Extracted entries
========

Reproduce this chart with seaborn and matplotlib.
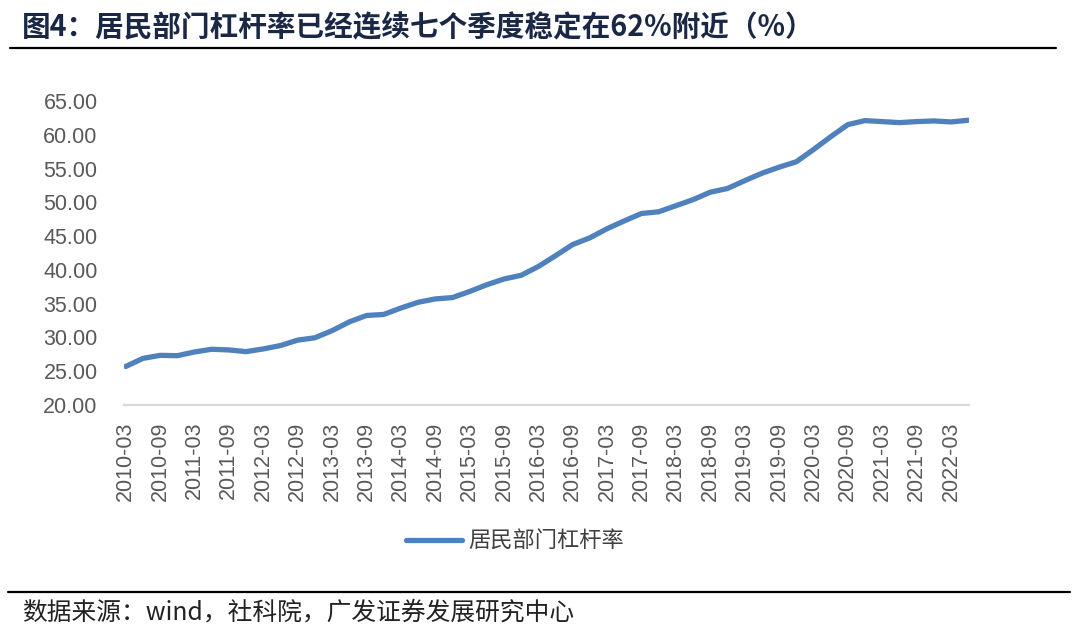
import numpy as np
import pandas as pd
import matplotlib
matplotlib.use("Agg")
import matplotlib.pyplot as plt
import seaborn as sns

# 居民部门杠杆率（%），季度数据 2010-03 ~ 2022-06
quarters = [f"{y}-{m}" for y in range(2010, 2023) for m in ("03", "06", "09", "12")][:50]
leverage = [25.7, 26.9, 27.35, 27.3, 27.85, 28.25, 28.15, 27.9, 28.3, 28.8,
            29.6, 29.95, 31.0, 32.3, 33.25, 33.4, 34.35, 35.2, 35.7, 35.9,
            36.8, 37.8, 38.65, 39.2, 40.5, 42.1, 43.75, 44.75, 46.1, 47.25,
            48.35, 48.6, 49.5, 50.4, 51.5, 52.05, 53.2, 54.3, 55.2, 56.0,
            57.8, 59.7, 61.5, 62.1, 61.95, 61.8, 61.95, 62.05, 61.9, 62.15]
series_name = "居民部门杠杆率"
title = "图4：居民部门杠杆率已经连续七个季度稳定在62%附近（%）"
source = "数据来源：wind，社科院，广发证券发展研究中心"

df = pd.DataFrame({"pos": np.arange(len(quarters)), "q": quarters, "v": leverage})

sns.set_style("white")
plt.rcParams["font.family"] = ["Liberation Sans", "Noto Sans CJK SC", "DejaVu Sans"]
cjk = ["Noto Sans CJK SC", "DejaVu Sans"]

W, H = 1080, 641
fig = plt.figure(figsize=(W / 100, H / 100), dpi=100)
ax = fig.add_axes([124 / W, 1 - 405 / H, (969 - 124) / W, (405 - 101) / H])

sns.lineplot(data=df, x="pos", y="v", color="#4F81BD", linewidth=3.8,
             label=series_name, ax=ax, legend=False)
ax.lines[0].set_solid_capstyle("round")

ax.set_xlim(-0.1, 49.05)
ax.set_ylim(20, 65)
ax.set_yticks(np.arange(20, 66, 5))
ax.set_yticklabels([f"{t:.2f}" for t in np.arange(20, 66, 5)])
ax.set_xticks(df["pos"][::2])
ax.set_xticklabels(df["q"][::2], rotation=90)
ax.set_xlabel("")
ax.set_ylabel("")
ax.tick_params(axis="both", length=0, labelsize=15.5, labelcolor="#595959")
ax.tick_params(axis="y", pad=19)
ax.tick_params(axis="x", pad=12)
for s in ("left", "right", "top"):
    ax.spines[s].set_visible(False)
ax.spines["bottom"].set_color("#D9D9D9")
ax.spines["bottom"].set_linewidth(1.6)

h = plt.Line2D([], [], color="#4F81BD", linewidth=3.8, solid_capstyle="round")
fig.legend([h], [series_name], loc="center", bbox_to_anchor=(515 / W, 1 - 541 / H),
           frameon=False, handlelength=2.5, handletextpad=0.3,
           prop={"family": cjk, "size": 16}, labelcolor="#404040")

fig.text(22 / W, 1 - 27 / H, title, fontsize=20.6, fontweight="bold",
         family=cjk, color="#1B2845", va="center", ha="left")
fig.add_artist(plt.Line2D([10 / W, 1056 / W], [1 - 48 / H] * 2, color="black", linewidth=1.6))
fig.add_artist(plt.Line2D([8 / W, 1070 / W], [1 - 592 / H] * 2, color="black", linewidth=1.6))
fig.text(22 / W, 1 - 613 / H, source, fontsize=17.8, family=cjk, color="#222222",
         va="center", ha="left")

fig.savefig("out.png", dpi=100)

========

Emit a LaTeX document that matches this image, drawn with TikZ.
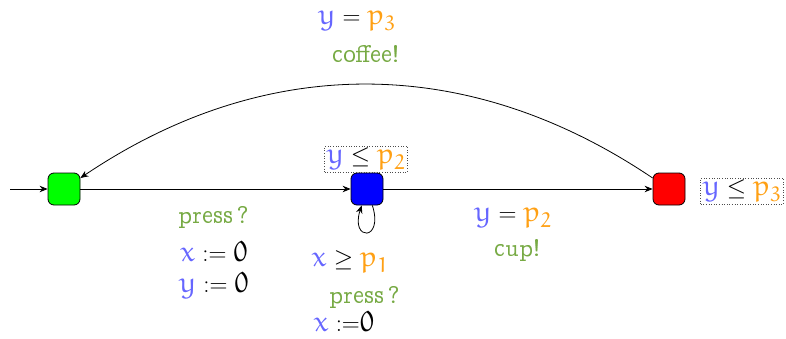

========

Required task
From the data above, work out how many lines contain the string "seaborn" and reply with only the number.

Answer in full
2